Sont ainsi visées par le dispositif de prescriptions et de contrôle, les installations suivantes destinées à ( C. envir., art. R. 583-2) :
— l'éclairage extérieur favorisant la sécurité des déplacements, des personnes et des biens et le confort des usagers sur l'espace public ou privé, en particulier la voirie, à l'exclusion des dispositifs d'éclairage et de signalisation des véhicules ;
— l'éclairage de mise en valeur du patrimoine ( C. patrim., art. L. 1), du cadre bâti, ainsi que des parcs et jardins ;
— l'éclairage des équipements sportifs de plein air ou découvrables ;
— l'éclairage des bâtiments, incluant illumination des façades des bâtiments et éclairage intérieur émis vers l'extérieur de ces mêmes bâtiments ;
— l'éclairage des parcs de stationnement non couverts ou semi-couverts ;
— l'éclairage événementiel extérieur, constitué d'installations lumineuses temporaires utilisées à l'occasion d'une manifestation artistique, culturelle, commerciale ou de loisirs ;
— l'éclairage de chantiers en extérieur.
Quelles prescriptions techniques sont-elles applicables aux installations lumineuses précitées ?
Des prescriptions peuvent être imposées aux exploitants d'installations lumineuses par l'autorité administrative pour tout à la fois prévenir ou limiter les dangers ou trouble excessif aux personnes et à l'environnement causés par les émissions de lumière artificielle et limiter les consommations d'énergie.
Le législateur a néanmoins prévu que ces dispositions ne doivent pas compromettre les objectifs de sécurité publique et de défense nationale ainsi que de sûreté des installations et ouvrages sensibles ( C. envir., art. L. 583-1, al. 1er).
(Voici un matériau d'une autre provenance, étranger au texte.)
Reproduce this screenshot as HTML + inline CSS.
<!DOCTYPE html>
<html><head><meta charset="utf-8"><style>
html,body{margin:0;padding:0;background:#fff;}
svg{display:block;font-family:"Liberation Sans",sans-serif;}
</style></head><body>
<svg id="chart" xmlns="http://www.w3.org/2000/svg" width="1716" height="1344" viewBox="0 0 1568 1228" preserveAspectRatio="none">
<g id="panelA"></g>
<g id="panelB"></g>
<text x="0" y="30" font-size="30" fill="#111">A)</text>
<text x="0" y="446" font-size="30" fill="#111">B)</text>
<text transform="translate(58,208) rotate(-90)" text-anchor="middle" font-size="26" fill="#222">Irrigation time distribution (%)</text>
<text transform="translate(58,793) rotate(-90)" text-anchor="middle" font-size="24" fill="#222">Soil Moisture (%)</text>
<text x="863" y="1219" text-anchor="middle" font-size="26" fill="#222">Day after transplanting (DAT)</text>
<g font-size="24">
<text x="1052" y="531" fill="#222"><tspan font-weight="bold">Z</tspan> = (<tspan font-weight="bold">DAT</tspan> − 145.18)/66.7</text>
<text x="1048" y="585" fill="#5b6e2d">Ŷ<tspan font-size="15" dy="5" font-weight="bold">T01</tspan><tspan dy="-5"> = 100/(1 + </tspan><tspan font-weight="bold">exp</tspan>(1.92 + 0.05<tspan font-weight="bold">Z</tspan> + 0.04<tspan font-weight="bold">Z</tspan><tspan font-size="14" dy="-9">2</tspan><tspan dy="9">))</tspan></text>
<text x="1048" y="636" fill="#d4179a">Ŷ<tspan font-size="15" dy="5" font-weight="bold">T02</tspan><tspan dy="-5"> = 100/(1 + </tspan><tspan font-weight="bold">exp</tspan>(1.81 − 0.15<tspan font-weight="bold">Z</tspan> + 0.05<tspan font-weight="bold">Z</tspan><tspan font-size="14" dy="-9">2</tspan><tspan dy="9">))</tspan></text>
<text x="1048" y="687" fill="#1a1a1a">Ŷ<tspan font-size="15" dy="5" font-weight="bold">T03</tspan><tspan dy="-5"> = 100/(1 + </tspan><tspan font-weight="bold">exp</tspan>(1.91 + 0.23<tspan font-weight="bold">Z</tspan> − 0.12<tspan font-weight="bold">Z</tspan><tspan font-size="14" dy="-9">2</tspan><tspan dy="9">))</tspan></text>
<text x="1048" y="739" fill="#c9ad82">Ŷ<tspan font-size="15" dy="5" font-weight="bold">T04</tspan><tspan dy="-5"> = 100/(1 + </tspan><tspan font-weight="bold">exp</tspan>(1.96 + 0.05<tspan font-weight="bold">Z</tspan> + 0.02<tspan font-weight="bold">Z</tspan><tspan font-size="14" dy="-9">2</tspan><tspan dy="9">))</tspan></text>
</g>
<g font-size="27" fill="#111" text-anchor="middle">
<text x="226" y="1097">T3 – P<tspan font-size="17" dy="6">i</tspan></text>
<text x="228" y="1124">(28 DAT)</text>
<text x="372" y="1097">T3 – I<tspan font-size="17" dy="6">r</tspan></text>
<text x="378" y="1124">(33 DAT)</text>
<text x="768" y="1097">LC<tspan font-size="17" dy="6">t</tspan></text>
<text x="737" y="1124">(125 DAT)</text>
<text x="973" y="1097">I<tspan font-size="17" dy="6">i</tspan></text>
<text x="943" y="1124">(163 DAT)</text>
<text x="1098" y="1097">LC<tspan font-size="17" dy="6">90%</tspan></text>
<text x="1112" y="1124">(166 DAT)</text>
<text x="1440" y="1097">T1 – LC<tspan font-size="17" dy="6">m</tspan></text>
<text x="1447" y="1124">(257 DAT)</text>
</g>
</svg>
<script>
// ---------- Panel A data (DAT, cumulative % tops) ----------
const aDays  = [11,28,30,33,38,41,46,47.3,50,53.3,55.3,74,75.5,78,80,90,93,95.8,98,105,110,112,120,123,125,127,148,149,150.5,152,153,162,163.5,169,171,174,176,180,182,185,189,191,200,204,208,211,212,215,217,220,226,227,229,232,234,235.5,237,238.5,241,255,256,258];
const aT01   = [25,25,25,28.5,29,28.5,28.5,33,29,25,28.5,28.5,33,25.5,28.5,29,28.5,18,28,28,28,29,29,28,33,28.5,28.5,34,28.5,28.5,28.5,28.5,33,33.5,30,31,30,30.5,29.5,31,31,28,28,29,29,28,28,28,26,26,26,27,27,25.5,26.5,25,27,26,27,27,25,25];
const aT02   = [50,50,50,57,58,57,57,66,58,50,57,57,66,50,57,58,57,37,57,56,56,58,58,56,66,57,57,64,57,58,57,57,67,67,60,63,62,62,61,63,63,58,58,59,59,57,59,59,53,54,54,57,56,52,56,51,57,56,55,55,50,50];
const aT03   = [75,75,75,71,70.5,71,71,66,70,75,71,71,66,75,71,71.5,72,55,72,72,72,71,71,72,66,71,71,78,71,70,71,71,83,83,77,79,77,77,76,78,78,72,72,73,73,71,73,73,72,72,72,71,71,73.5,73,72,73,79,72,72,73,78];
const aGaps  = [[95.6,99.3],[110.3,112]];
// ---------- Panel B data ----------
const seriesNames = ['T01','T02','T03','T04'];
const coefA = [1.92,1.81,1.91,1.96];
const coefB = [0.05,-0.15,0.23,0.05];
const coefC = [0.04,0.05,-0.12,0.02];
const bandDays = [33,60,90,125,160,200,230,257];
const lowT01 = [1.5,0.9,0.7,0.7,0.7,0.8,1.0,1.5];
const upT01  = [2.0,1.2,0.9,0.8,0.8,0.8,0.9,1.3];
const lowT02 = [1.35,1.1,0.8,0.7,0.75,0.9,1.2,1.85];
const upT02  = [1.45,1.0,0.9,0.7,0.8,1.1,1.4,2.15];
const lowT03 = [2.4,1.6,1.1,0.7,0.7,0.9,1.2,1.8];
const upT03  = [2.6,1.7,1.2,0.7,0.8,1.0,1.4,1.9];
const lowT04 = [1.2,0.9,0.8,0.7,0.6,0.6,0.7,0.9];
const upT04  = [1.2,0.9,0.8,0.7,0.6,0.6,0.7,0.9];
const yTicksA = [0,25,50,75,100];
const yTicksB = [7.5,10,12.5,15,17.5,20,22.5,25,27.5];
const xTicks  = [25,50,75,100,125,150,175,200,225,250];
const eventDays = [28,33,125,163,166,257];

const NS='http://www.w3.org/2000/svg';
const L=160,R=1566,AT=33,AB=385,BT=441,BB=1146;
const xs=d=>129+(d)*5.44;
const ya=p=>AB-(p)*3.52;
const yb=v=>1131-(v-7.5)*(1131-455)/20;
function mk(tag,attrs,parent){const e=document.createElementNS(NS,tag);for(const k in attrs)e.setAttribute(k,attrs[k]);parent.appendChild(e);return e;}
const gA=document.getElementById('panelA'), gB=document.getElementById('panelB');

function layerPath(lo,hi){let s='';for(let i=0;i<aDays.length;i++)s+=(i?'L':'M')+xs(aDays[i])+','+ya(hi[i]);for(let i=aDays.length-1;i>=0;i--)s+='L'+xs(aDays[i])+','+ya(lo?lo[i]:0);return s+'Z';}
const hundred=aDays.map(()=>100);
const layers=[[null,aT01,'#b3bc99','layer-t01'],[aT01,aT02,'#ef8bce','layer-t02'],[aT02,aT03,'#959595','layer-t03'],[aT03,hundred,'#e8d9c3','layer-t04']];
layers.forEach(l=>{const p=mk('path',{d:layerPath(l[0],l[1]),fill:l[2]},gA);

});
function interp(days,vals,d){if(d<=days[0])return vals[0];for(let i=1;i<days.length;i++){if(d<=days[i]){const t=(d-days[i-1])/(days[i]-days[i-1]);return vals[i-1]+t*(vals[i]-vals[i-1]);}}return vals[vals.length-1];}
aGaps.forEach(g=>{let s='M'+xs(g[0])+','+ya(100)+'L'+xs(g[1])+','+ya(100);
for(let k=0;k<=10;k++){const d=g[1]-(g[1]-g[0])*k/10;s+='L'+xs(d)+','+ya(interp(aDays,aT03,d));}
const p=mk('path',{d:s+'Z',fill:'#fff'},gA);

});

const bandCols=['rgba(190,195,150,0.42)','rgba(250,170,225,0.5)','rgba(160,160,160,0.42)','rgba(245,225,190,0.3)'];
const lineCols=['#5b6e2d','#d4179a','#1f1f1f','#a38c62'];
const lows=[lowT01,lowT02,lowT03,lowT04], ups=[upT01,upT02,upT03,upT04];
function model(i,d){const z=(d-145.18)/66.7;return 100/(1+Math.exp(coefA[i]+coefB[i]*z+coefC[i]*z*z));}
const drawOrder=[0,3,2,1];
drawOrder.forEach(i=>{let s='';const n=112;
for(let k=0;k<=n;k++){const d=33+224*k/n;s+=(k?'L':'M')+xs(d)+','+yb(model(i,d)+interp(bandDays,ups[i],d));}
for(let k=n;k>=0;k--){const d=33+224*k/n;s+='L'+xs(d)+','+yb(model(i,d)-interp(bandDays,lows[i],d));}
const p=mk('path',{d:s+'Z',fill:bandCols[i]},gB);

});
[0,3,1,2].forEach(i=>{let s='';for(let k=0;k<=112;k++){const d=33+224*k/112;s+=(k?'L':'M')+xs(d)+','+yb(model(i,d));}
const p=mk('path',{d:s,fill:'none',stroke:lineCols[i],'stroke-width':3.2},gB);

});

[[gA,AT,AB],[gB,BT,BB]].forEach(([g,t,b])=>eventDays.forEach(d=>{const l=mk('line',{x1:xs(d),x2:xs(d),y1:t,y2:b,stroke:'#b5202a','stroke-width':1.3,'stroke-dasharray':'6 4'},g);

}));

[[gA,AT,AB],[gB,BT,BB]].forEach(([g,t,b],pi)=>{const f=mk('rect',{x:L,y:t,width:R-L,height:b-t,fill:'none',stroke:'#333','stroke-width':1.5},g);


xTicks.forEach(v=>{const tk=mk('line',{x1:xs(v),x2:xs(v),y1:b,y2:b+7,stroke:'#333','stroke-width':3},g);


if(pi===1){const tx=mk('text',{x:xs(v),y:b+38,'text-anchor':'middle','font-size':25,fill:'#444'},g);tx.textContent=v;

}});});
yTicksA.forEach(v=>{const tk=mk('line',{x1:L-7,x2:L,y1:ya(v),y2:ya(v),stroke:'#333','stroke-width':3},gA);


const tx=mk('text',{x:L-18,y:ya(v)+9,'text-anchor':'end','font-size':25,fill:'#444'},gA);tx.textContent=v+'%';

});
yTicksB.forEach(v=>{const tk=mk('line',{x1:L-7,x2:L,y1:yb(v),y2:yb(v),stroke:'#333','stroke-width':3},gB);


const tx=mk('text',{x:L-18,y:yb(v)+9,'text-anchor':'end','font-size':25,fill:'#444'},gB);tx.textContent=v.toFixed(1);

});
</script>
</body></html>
Il revient au ministère de l'écologie de prendre un arrêté fixant ces prescriptions, après consultation des instances professionnelles concernées, d'associations de protection de l'environnement agréées désignées par arrêté du ministre chargé de l'environnement, de l'association représentative des maires au plan national et de l'association représentative des collectivités organisatrices de la distribution publique d'électricité au plan national ( C. envir., art. L. 583-2, I).
Quel est le contenu de ces prescriptions techniques ?
Les prescriptions techniques sont applicables à chaque type d'installations, en fonction de plusieurs critères ( C. envir., art. L. 583-2, I, 1o) :
— leur puissance,
— leur type d'éclairage,
— la zone d'implantation,
— les équipements mis en place.
Ainsi, ces prescriptions peuvent notamment porter sur ( C. envir., art. L. 583-2, I, 1o et R. 583-4, al. 3) :
— les niveaux d'éclairement (en lux), l'efficience lumineuse et énergétique des installations (en watts par lux et par mètre carré) et l'efficacité lumineuse des lampes (en lumens par watt),
— la puissance lumineuse moyenne des installations (flux lumineux total des sources rapporté à la surface destinée à être éclairée, en lumens par mètre carré),
— les luminances (en candelas par mètre carré),
— la limitation des éblouissements,
— la distribution spectrale des émissions lumineuses,
— les grandeurs caractérisant la distribution spatiale de la lumière.
En outre, les prescriptions peuvent fixer les modalités de fonctionnement de certaines installations lumineuses en fonction, d'une part, de leur usage, d'autre part, de la zone concernée ( C. envir., art. R. 583-4, al. 3), notamment dans certains espaces protégés et dans les zones proches des observatoires astronomiques.
Les installations lumineuses peuvent-elles être interdites ou limitées ?
Certaines sources ou des émissions lumineuses peuvent être limitées ou interdites lorsque les caractéristiques locales ou leur nature le justifient au regard des objectifs de prescriptions prises par arrêté ministériel ( C. envir., art. L. 583-2, II). Le décret d'application a toutefois réduit cette possibilité à quatre types d'installation.
Quelles sont les sanctions administratives applicables ?
En cas d'inobservation des dispositions législatives ou réglementaires applicables aux installations lumineuses, le maire ou le préfet met en demeure la personne à qui incombe l'obligation d'y satisfaire dans le délai qu'elle détermine ( C. envir., art. L. 583-5).
Si, à l'expiration de ce délai, l'intéressé n'a pas déféré à la mise en demeure, l'autorité administrative compétente suspend par arrêté le fonctionnement des sources lumineuses jusqu'à exécution des conditions imposées et prend les mesures conservatoires nécessaires, aux frais de la personne mise en demeure ( C. envir., art. L. 583-5).